One matter which is not regulated by PD27A is the length of individual documents. I urged restraint in Re L [2015] EWFC 15, [2015] 1 FLR 1417, paras 21-22. I am not conscious that this has had much effect. I wonder whether the time has therefore not now come to impose page limits for certain types of documents, which will be mandatory in all cases “Unless” – cf PD27A, para 5.1 – “the court has specifically directed otherwise, being satisfied that such direction is necessary to enable the proceedings to be disposed of justly.”

I accordingly suggest for consideration the insertion in PD27A of a new para 5.2A, as follows:

“Unless the court has specifically directed otherwise, being satisfied that such direction is necessary to enable the proceedings to be disposed of justly, any of the following documents included in the bundle shall be limited to no more than the number of sheets of A4 paper and sides of text specified below:”

 

Case summary  4
Statement of issues 2
Position statement 5
Chronology 10
Skeleton argument 15
List of essential reading 1
Witness statement or affidavit (exclusive of exhibits) 20
Expert’s or other report 40
Care plan 10

 

He continues in the Memorandum:

I ask three questions: (i) is this desirable; (ii) if so, should length be controlled by a page count or a word count; and (iii) if by page count, are the suggested figures are appropriate?

As a separate matter, I further suggest that the final words of PD27A, para 4.3, be re-numbered 4.3A and amended to read (additional words show in italic):

“Copies of all authorities relied on must be contained in a separate composite bundle agreed between the advocates. Unless the court has specifically directed otherwise, being satisfied that such direction is necessary to enable the proceedings to be disposed of justly, the bundle shall not contain more than 10 authorities.

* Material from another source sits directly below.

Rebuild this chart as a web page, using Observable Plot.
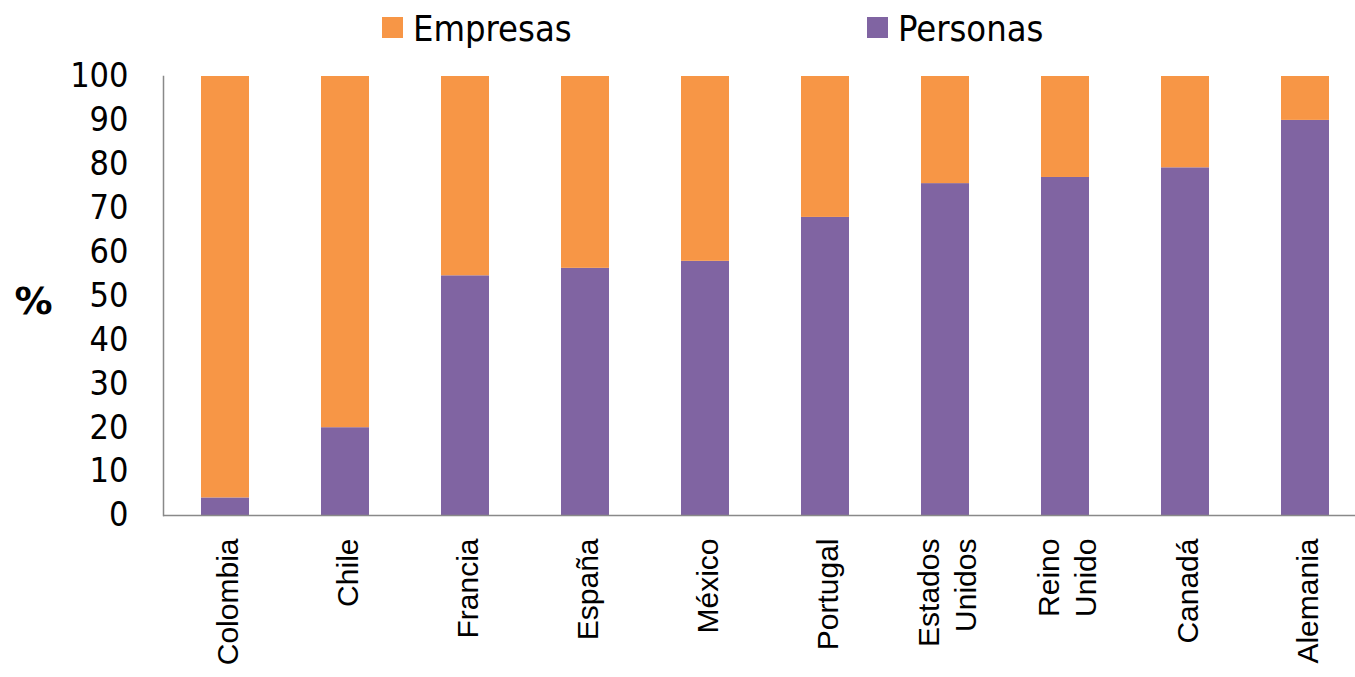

Where a case is reported in a law report which contains a headnote, such a report shall be used and transcripts (including transcripts on BAILII) shall not be used. Attention is drawn to the Practice Direction dated 24 March 2012.”

The need for this is indicated by Holman J’s judgment in Seagrove v Sullivan [2014] EWHC 4110 (Fam), paras 21-22.”

 

For those that don’t want to trawl through the Judgement in Seagrove V Sullivan, those paragraphs mentioned in the Memorandum are here:

[21] As long ago as 24 March 2012, the then Lord Chief Justice issued a practice direction headed ‘Citation of Authorities’. That practice direction is reproduced and very clearly available to family practitioners at page 2962 of the current, 2014 edition of the Family Court Practice. Paragraph 14 of the direction makes plain that it has been made with the agreement of, amongst others, the President of the Family Division. Paragraph 1 provides that:

‘This Practice Direction is issued in order to clarify the practice and procedure governing the citation of authorities and applies throughout the Senior Courts of England and Wales, including the Crown Court, in county courts and in magistrates’ courts.’

It varies an earlier practice direction so that the relevant part of that practice direction now provides that:

‘The bundle of authorities should comply with the requirements of Practice Direction: Citation of Authorities (2012) and in general –

 

(a) have the relevant passages of the authorities marked;

(b) not include authorities for propositions not in dispute; and

(c) not contain more than 10 authorities unless the scale of the appeal warrants more extensive citation.’

Although it is true that subparagraph (c) makes reference to ‘the appeal’, it is, frankly, inconceivable that more authorities should be liable to be cited at the level of first instance than at the level of an appeal. So the clear starting point is that a bundle of authorities should not contain more than ten authorities, unless the scale of the case warrants more extensive citation.

[22] Pausing there, one wonders what it is about this case that requires and justifies citation of three times the number of authorities that the Lord Chief Justice, with the agreement of the President of the Family Division, clearly stipulated.